Já o ministro do STF Alexandre de Moraes incluiu Bolsonaro como investigado no inquérito das Fake News para apurar se o presidente cometeu crimes durante uma transmissão ao vivo realizada na quinta-feira passada (29/07) em que alegou ter indícios fortes de fraudes nas últimas eleições, usando vídeos antigos que circulam na internet já desmentidos pelo TSE.
Após a decisão, Bolsonaro disse que o inquérito é ilegal e ameaçou agir fora da Constituição.
"Está dentro das quatro linhas da Constituição (a decisão de Alexandre e Moraes)? Não está. Então o antídoto para isso também não é dentro das quatro linhas. Aqui ninguém é mais macho que ninguém", disse na quarta-feira (04/08).
"Sou presidente 24 horas por dia. O meu jogo é dentro das quatro linhas (da Constituição), mas se sair das quatro linhas, sou obrigado a sair das quatro linhas.

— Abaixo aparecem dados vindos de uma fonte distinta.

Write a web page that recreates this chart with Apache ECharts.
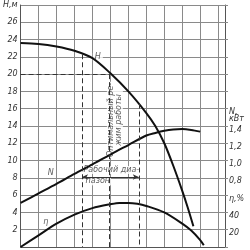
<!DOCTYPE html>
<html><head><meta charset="utf-8">
<script src="https://cdn.jsdelivr.net/npm/echarts@6/dist/echarts.min.js"></script>
<style>html,body{margin:0;padding:0;background:#fff}#c{width:250px;height:250px}</style>
</head><body><div id="c"></div>
<script>
// Head H, m
const hQ   = [0, 1, 2, 3, 4, 5, 6, 7, 7.5, 8, 8.5, 9, 9.3, 9.62];
const hVal = [23.6, 23.5, 23.2, 22.7, 21.85, 20.1, 18.0, 15.5, 14.0, 12.0, 9.4, 6.5, 4.6, 2.4];
// Power N, kW
const nQ   = [0, 1, 2, 3, 4, 5, 6, 7, 7.5, 8, 8.5, 9, 9.5, 10];
const nVal = [0.51, 0.62, 0.73, 0.845, 0.955, 1.07, 1.18, 1.29, 1.32, 1.345, 1.36, 1.365, 1.355, 1.335];
// Efficiency eta, %
const etaQ   = [0, 1, 2, 3, 4, 5, 5.5, 6, 6.5, 7, 8, 9, 9.5, 10, 10.2];
const etaVal = [0, 13.5, 27, 37.5, 45, 49.5, 51, 51, 50, 47.5, 40, 27, 19, 8, 2];
// Operating points
const optimumQ = 4.95, optimumH = 20;
const rangeQ = [3.42, 6.58];
const rangeTopH = [22.3, 16.6];
const rangeArrowH = 8.1;
// Tick labels
const leftLabels = {28: 'H,м', 26: '26', 24: '24', 22: '22', 20: '20', 18: '18', 16: '16', 14: '14', 12: '12', 10: '10', 8: '8', 6: '6', 4: '4', 2: '2'};
const rightLabels = {16: 'N,\nкВт', 14: '1,4', 12: '1,2', 10: '1,0', 8: '0,8', 6: 'η,%', 4: '40', 2: '20'};

const zip = (a, b) => a.map((v, i) => [v, b[i]]);
const font = {fontFamily: 'DejaVu Sans', fontStyle: 'italic', fontSize: 8, color: '#333'};
const gridColor = '#8a8a8a';

const chart = echarts.init(document.getElementById('c'), null, {renderer: 'canvas'});
chart.setOption({
  animation: false,
  backgroundColor: '#fff',
  grid: {left: 16, right: 25, top: 5, bottom: 3, containLabel: false},
  xAxis: {type: 'value', min: 0, max: 11.38, interval: 1,
    axisLabel: {show: false}, axisTick: {show: false},
    axisLine: {show: true, lineStyle: {color: '#555', width: 1}},
    splitLine: {show: true, lineStyle: {color: gridColor, width: 1}}},
  yAxis: [
    {type: 'value', min: 0, max: 28, interval: 2, position: 'left',
      axisLine: {show: true, lineStyle: {color: '#555', width: 1}},
      axisTick: {show: false},
      splitLine: {show: true, lineStyle: {color: gridColor, width: 1}},
      axisLabel: Object.assign({margin: 3, formatter: v => leftLabels[Math.round(v)] || ''}, font)},
    {type: 'value', min: 0, max: 2.8, interval: 0.2, position: 'right',
      axisLine: {show: true, lineStyle: {color: '#555', width: 1}},
      axisTick: {show: true, length: 3, lineStyle: {color: gridColor}},
      splitLine: {show: false},
      axisLabel: Object.assign({margin: 4, verticalAlign: 'top', lineHeight: 7, align: 'left',
        formatter: v => rightLabels[Math.round(v * 10)] || ''}, font)},
    {type: 'value', min: 0, max: 280, show: false}
  ],
  series: [
    {type: 'line', name: 'H', data: zip(hQ, hVal), yAxisIndex: 0, smooth: 0.3, symbol: 'none',
      lineStyle: {color: '#111', width: 2},
      markLine: {silent: true, symbol: 'none', label: {show: false},
        lineStyle: {color: '#333', width: 1, type: [5, 3]},
        data: [
          [{coord: [0, optimumH]}, {coord: [optimumQ, optimumH]}],
          [{coord: [optimumQ, optimumH]}, {coord: [optimumQ, 0]}],
          [{coord: [rangeQ[0], rangeTopH[0]]}, {coord: [rangeQ[0], 0]}],
          [{coord: [rangeQ[1], rangeTopH[1]]}, {coord: [rangeQ[1], 0]}]
        ]}},
    {type: 'line', name: 'N', data: zip(nQ, nVal), yAxisIndex: 1, smooth: 0.3, symbol: 'none',
      lineStyle: {color: '#111', width: 2}},
    {type: 'line', name: 'eta', data: zip(etaQ, etaVal), yAxisIndex: 2, smooth: 0.3, symbol: 'none',
      lineStyle: {color: '#111', width: 2}},
    {type: 'line', name: 'range', data: [], yAxisIndex: 0,
      markLine: {silent: true, symbol: ['arrow', 'arrow'], symbolSize: [4, 6], label: {show: false},
        lineStyle: {color: '#333', width: 1, type: 'solid'},
        data: [[{coord: [rangeQ[0], rangeArrowH]}, {coord: [rangeQ[1], rangeArrowH]}]]}},
    {type: 'scatter', yAxisIndex: 0, symbolSize: 0, silent: true,
      data: [
        {value: [4.3, 22], label: {formatter: 'H', backgroundColor: '#fff', padding: [0, 2]}},
        {value: [1.68, 8.6], label: {formatter: 'N'}},
        {value: [1.4, 2.9], label: {formatter: 'η', backgroundColor: '#fff', padding: [0, 1]}},
        {value: [5.05, 8.9], label: {formatter: 'Рабочий диа-', backgroundColor: '#fff', padding: [0, 1]}},
        {value: [4.3, 7.6], label: {formatter: 'пазон', backgroundColor: '#fff', padding: [0, 1]}},
        {value: [5.25, 14.7], label: {formatter: 'Оптимальный ре-\nжим работы', rotate: 90, lineHeight: 8, backgroundColor: '#fff', padding: [0, 1]}}
      ],
      label: Object.assign({show: true, position: 'inside'}, font)}
  ]
});
</script></body></html>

É como o inquérito do Alexandre de Moraes: ele investiga, ele pune e ele prende. Se eu perder (as eleições) vou recorrer ao próprio TSE? Não tem cabimento isso", declarou também.
Depois dessas falas, o presidente do STF, Luiz Fux, cancelou reunião que havia convocado com Bolsonaro e os presidentes da Câmara (Arthur Lira) e do Senado (Rodrigo Pacheco) para tentar reduzir a crise.
"O presidente da República tem reiterado ofensas e ataques de inverdades a integrantes desta Corte, em especial os ministros Luís Roberto Barroso e Alexandre de Moraes. Sendo certo que, quando se atinge um dos integrantes, se atinge a Corte por inteiro", disse Fux ao cancelar o encontro.
"Além disso, sua excelência (Bolsonaro) mantém a divulgação de interpretações equivocadas de decisões do plenário bem como insiste em colocar sob suspeição a higidez do processo eleitoral brasileiro", acrescentou.